-- Begin --
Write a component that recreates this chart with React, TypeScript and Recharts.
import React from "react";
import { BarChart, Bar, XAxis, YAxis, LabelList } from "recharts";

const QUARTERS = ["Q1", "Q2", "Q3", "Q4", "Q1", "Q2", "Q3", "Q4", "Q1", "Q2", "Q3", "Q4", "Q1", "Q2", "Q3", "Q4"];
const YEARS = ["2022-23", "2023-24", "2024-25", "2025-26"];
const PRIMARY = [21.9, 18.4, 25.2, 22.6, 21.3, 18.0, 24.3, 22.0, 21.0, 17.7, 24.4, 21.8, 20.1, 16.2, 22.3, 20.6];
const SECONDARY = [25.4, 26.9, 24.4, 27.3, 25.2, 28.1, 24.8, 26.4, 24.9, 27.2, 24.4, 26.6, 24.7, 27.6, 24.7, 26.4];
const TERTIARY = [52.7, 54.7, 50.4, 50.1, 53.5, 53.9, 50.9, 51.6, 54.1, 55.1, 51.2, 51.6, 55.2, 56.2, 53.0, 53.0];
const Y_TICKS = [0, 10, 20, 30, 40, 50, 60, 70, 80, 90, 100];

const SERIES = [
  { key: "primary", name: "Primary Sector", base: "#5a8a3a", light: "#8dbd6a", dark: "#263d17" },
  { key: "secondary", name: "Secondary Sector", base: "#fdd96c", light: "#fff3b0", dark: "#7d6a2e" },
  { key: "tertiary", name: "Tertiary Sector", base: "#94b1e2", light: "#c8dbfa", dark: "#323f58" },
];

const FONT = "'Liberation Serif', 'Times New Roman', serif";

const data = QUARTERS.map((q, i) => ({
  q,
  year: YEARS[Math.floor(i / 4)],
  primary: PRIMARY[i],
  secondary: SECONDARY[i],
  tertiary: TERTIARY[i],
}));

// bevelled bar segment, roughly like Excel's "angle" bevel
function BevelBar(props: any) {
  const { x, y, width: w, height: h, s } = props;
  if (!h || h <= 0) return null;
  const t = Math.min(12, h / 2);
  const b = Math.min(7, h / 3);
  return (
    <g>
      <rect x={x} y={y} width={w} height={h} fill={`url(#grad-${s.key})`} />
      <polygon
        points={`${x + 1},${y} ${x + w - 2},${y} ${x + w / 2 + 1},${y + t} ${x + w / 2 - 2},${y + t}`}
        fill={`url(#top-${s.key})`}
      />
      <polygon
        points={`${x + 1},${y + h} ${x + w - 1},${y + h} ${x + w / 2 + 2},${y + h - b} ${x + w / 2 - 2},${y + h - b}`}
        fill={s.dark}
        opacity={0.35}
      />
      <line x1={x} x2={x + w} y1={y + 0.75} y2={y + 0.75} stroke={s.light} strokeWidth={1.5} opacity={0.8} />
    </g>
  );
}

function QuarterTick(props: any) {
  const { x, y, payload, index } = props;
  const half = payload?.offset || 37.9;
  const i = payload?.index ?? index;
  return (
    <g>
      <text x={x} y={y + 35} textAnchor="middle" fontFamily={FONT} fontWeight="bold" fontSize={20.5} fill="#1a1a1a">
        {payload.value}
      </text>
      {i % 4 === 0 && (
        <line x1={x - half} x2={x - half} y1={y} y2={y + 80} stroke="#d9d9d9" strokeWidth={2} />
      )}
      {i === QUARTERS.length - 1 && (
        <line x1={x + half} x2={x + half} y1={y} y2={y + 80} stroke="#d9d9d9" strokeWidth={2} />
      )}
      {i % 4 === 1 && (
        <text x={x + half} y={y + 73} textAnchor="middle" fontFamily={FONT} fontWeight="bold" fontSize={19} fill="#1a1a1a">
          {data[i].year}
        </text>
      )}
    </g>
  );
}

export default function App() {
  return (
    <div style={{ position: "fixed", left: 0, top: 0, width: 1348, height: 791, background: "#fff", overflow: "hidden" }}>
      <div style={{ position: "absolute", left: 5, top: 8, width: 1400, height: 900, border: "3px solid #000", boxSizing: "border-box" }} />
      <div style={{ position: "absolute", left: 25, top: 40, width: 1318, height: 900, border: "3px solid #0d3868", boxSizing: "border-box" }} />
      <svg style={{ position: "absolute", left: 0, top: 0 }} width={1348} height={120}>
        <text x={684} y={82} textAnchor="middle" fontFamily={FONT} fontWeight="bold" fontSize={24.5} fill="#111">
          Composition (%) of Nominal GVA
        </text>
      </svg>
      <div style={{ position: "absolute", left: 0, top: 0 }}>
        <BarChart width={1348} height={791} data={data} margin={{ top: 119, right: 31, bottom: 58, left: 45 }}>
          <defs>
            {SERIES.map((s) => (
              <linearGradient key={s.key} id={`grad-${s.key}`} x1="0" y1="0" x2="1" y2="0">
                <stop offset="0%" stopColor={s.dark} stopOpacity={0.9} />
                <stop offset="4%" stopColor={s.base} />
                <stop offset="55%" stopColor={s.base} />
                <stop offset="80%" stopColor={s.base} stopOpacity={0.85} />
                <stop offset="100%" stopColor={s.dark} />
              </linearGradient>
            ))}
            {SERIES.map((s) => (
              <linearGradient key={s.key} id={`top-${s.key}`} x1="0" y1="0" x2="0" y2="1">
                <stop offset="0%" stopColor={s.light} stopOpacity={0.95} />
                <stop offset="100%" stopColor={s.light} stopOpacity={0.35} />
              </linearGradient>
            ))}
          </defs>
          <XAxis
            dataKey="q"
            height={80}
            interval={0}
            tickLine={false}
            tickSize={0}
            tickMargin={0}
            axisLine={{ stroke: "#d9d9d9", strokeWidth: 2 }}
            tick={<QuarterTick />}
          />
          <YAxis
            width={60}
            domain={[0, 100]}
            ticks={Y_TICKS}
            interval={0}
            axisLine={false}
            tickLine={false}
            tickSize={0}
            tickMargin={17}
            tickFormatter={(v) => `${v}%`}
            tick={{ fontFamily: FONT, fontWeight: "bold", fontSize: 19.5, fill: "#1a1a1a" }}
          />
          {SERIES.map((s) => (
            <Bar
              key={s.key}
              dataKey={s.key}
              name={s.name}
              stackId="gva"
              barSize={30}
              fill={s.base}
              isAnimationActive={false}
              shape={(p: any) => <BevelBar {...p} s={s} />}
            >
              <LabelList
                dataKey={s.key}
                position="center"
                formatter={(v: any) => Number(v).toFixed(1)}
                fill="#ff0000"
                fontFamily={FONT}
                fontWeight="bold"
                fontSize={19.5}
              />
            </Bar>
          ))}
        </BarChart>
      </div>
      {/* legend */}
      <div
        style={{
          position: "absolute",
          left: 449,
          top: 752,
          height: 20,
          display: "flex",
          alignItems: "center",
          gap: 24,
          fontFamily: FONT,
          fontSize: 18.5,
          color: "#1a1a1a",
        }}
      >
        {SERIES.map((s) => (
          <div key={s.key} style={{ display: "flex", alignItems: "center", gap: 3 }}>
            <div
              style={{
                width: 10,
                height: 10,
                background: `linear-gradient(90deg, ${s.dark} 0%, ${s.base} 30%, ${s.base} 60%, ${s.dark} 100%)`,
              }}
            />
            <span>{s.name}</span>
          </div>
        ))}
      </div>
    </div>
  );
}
-- End --
The task: Pull out and copy each line containing the string "React".

Exercise solution:
Write a component that recreates this chart with React, TypeScript and Recharts.
import React from "react";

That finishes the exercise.